Back up the road, you can visit the old Grafton Cemetery. The erosion and flooding that made it difficult for the settlers to stay are evident. Weathering has left its effect on the tombstones and the gravesites. Some of descendants of the families have come back to maintain the site and to maintain the headstones. In the background of the picture above, you can see that one site has been fenced off. The family has also levelled out the land, so you don't see the "hump" of the caskets, like you can below.
Since this was holy ground, I was trodding delicately, stepping carefully between gravesites and my own inclination to document carvings, dates, and family dynamics. I didn't take photographs of the section of the cemetery dedicated to the Native Americans buried within. No granite markers for them, just simple wooden stakes with the names that they were known by in English, not even their real tribal names. My heart broke for one family. There was no way that a photograph could even depict the poignancy of a whole row of little graves, one after another.

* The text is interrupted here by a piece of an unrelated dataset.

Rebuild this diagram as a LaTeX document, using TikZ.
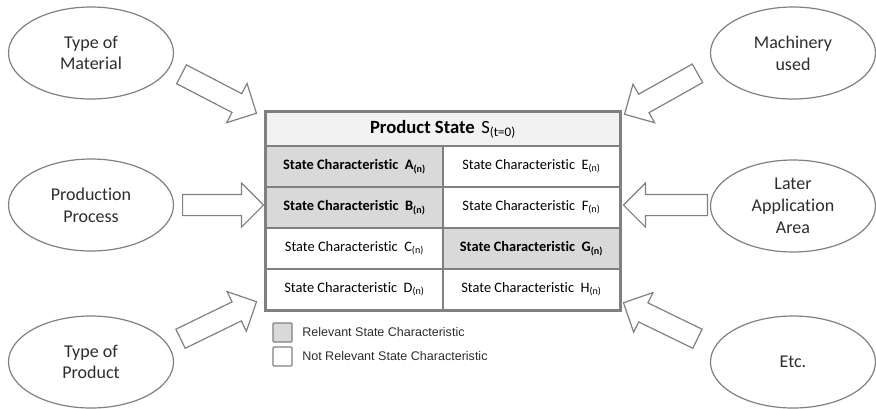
\documentclass[tikz,border=0pt]{standalone}
\usepackage{fontspec}
\setmainfont{Carlito}[Ligatures=NoCommon]
\newfontfamily\legendfont{Liberation Sans}
\usepackage{tikz}
\usetikzlibrary{shapes.geometric}
\usetikzlibrary{shapes.arrows}
\usetikzlibrary{calc}

\definecolor{edgegray}{RGB}{128,128,128}
\definecolor{relgray}{RGB}{217,217,217}
\definecolor{headgray}{RGB}{242,242,242}
\definecolor{txtgray}{RGB}{45,45,45}

\newcommand{\charidx}[1]{\ \ #1\textsubscript{(n)}}

\tikzset{
  influence/.style={ellipse, draw=edgegray, line width=0.9pt, fill=white,
    minimum width=123.75pt, minimum height=69pt, inner sep=0pt, align=center,
    text=txtgray, font=\fontsize{13.5}{16.3}\selectfont},
  blockarrow/.style={single arrow, draw=edgegray, line width=0.9pt, fill=white,
    inner xsep=0pt, inner ysep=7.5pt, minimum width=0pt,
    single arrow head extend=8.6pt, anchor=tail},
  cell/.style={rectangle, draw=edgegray, line width=1.3pt, fill=white,
    minimum width=132.75pt, minimum height=30.75pt, inner sep=0pt,
    text=black, font=\fontsize{10.8}{12}\selectfont},
  relcell/.style={cell, fill=relgray, font=\fontsize{10.8}{12}\selectfont\bfseries},
  legbox/.style={rectangle, draw=edgegray, line width=0.9pt, rounded corners=0.8pt,
    minimum size=14.25pt, inner sep=0pt},
  legtext/.style={anchor=west, inner sep=0pt, text=txtgray,
    font=\legendfont\fontsize{9.4}{11}\selectfont}
}

\begin{document}
\begin{tikzpicture}[x=0.75pt,y=0.75pt,yscale=-1,xscale=1]
\useasboundingbox (0,0) rectangle (876,408);

% Influencing factors
\node[influence] (material) at (91,53) {Type of\\Material};
\node[influence] (process) at (91,205) {Production\\Process};
\node[influence] (product) at (91,362) {Type of\\Product};
\node[influence] (machinery) at (793,53) {Machinery\\used};
\node[influence] (later) at (793,206) {Later\\Application\\Area};
\node[influence] (etc) at (793,362) {Etc.};

% Product state table
\node[cell, fill=headgray, minimum width=265.5pt, minimum height=25.5pt] (title) at (443,129)
  {{\fontsize{14}{16}\selectfont\bfseries Product State}\ \ {\fontsize{14}{16}\selectfont S\textsubscript{(t=0)}}};
\node[relcell] (cellA) at (354.5,166.5) {State Characteristic\charidx{A}};
\node[relcell] (cellB) at (354.5,207.5) {State Characteristic\charidx{B}};
\node[cell] (cellC) at (354.5,248.5) {State Characteristic\charidx{C}};
\node[cell] (cellD) at (354.5,289.5) {State Characteristic\charidx{D}};
\node[cell] (cellE) at (531.5,166.5) {State Characteristic\charidx{E}};
\node[cell] (cellF) at (531.5,207.5) {State Characteristic\charidx{F}};
\node[relcell] (cellG) at (531.5,248.5) {State Characteristic\charidx{G}};
\node[cell] (cellH) at (531.5,289.5) {State Characteristic\charidx{H}};
\draw[edgegray, line width=1.6pt] (title.north west) rectangle (cellH.south east);

% Legend
\node[legbox, fill=relgray] (legRel) at (282.5,332.5) {};
\node[legbox, fill=white] (legNot) at (282.5,356.5) {};
\node[legtext] (legRelTxt) at (302,332.5) {Relevant State Characteristic};
\node[legtext] (legNotTxt) at (302,356.5) {Not Relevant State Characteristic};

% Block arrows towards the table
\coordinate (matTail) at (181,74);
\coordinate (matTip) at (256,113);
\coordinate (procTail) at (182,205);
\coordinate (procTip) at (263,205);
\coordinate (prodTail) at (180,339);
\coordinate (prodTip) at (256,302);
\coordinate (machTail) at (698,73);
\coordinate (machTip) at (625,114);
\coordinate (laterTail) at (708,205);
\coordinate (laterTip) at (624,205);
\coordinate (etcTail) at (698,339);
\coordinate (etcTip) at (624,303);

% yscale=-1 mirrors the node rotation, hence the minus sign
\foreach \from/\to/\nm in {matTail/matTip/arrMat, procTail/procTip/arrProc,
    prodTail/prodTip/arrProd, machTail/machTip/arrMach,
    laterTail/laterTip/arrLater, etcTail/etcTip/arrEtc}
  \path let \p1=($(\to)-(\from)$), \n1={-atan2(\y1,\x1)}, \n2={veclen(\x1,\y1)} in
    node[blockarrow, rotate=\n1, minimum height=\n2] (\nm) at (\from) {};

\end{tikzpicture}
\end{document}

With the storm gathering in the distance, the wind whipping up, and the sense of the ancestors being not too far away, we decided to get out of Grafton before the road washed out. Remembering what the road looked like in January, we left hastily after my little rain dance led to the skies opening up. (I am so glad that J left his camera at home!)
I did stop to photograph the Virgin River Bridge in the rain. Metal plus rain plus storm --- not the smartest thing to do. But look at the light ... dark and moody. Just like I like it.
As the storm pulled out of the valley, the clouds had the funkiest formations. My little toy camera couldn't quite capture it all, but J said that his weather geek friends would have been having a field day.